One of the most important keys to unlocking Sweden’s digital potential is the digital skills of its people. Here Sweden does exceptionally well, with 72% of its population having at least basic digital skills, 46% having more advanced skills and the proportion of ICT specialists in the workforce (7.5%) ensuring that it ranks 2nd in the EU for digital skills. In addition, 21% of Sweden’s ICT specialists are female[i].
However, the EC has warned that Sweden cannot take its digital literacy for granted. In 2020, over 55% of companies seeking to recruit ICT specialists reported that it was hard to fill vacancies. In fact, the industry organisation Swedish IT and Telecom Industries estimated that Sweden would have a shortfall of 70,000 ICT specialists by 2024 unless action was taken.

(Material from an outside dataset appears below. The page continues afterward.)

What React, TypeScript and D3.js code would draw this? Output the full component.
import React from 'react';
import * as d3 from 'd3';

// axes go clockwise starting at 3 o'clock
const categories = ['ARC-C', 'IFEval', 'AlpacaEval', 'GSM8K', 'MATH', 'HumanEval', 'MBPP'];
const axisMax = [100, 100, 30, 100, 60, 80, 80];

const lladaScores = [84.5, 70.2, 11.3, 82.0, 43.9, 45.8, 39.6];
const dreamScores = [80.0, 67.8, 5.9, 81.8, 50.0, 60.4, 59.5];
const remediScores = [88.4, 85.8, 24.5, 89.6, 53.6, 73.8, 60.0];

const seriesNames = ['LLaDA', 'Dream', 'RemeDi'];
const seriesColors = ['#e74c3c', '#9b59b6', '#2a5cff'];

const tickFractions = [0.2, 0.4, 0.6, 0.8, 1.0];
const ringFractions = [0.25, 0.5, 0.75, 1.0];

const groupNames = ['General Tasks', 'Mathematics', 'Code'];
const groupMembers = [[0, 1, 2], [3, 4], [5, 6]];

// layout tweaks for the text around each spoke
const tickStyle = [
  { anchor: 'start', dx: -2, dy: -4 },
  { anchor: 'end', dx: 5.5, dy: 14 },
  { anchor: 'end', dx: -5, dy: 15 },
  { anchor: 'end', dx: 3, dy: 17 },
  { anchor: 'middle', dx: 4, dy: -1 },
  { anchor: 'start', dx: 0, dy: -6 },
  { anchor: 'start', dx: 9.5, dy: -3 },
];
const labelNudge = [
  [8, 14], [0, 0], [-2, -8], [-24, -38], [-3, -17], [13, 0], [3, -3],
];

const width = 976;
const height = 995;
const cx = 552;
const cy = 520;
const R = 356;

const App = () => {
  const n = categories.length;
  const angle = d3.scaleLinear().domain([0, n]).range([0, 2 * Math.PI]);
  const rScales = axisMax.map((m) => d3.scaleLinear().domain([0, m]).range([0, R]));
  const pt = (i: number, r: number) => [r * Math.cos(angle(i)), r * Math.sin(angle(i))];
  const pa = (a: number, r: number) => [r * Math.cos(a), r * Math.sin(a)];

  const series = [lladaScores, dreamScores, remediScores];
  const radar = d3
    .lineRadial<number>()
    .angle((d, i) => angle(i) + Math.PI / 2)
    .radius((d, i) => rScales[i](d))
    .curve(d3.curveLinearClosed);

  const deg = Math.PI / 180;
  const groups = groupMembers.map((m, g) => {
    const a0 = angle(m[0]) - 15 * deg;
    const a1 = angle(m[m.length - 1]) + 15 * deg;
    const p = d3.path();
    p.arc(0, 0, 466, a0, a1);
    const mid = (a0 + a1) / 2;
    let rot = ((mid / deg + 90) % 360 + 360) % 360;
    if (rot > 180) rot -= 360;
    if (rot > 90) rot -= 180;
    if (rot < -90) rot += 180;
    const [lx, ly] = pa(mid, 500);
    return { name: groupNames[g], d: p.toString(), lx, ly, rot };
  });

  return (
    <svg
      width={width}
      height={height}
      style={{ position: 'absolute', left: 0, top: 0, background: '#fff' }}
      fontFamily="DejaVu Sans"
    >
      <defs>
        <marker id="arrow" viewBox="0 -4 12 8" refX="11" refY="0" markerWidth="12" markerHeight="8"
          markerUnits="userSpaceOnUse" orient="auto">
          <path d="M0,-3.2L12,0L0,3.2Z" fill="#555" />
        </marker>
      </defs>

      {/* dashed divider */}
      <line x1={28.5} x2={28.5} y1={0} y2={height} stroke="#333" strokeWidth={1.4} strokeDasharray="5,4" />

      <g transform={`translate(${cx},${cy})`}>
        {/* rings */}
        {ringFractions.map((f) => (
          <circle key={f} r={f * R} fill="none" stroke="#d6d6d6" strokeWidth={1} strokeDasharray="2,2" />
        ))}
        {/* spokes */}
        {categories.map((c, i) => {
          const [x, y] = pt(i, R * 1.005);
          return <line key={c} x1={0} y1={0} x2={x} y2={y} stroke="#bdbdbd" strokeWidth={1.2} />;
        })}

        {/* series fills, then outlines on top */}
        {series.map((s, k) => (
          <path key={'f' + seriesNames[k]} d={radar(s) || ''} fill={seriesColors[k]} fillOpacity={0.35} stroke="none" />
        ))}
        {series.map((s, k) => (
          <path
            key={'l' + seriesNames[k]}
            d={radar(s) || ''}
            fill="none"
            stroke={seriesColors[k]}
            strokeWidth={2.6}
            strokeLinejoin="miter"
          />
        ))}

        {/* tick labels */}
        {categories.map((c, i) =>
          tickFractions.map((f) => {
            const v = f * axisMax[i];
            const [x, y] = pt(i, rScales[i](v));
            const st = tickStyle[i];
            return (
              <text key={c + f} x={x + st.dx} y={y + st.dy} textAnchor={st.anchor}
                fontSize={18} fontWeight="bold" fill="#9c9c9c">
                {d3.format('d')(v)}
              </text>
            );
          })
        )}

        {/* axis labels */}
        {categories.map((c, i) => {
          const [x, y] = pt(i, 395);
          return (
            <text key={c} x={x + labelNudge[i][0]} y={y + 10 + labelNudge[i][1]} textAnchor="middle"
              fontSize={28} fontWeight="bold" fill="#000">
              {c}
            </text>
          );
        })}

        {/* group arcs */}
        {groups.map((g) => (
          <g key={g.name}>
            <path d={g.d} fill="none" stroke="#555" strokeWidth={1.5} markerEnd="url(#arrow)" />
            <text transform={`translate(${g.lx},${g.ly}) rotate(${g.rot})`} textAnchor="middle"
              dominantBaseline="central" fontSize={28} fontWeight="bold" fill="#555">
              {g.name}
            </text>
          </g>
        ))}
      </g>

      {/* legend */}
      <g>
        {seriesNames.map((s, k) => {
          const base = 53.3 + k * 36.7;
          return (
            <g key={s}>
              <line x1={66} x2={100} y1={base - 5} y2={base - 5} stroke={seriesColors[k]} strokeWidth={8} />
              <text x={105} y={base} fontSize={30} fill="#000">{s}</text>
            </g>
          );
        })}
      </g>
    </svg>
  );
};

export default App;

Digital or digitally associated skills therefore continue to be a focus area in Swedish education with the EC noting that it’s important for Sweden to take action to increase these – particularly amongst women.
Such skills begin in the home and classroom. The good news is that only 3% of Swedes have never used the Internet, and these are largely in the over 75 age group. Out of a population of 10.4 million, 84% of Swedes benefit from fixed broadband at home and, with an average speed of 164Mbit/s[i], Swedes can use their home broadband for a wide variety of tasks. Those living in remote areas - or who wish to connect their country homes, cars or boats - have the option of mobile broadband, which is supported by a well-developed mobile infrastructure that means virtually every inhabited area has access to 4G. This is also now being supplemented by a growing 5G footprint (since 5G launched in 2020).

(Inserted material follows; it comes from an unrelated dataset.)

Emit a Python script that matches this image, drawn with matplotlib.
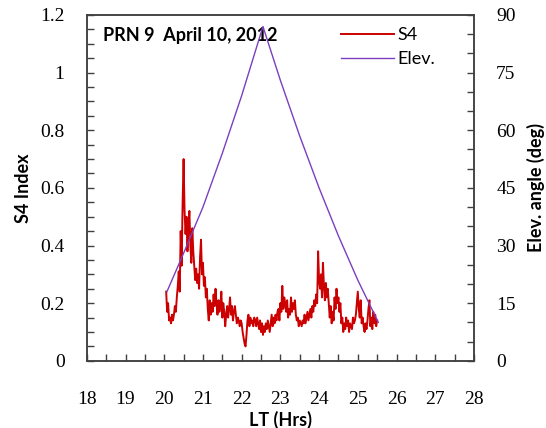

Recent Subtonomy research reveals that virtually everyone in Sweden is using broadband for basic tasks and to keep in touch with family and friends - building familiarity and digital skills. Statistics Sweden notes that currently, 89% of 16-to-85 year olds (or 7.3 million people), now use the internet every day.
With such an important role in the everyday lives of its population, it’s essential that Swedes have a reliable as well as performant internet connection. If it goes wrong, they expect their ISP to fix the problem quickly – irrespective of whether they’re connecting over fixed or mobile infrastructure. This is regarded as so important by Swedes that 45% say they are prepared to pay a little extra each month for guaranteed service quality and better support. Meanwhile, how well their ISP maintains service quality, as well as the support they provide, are both key criteria when Swedes go shopping for a broadband provider.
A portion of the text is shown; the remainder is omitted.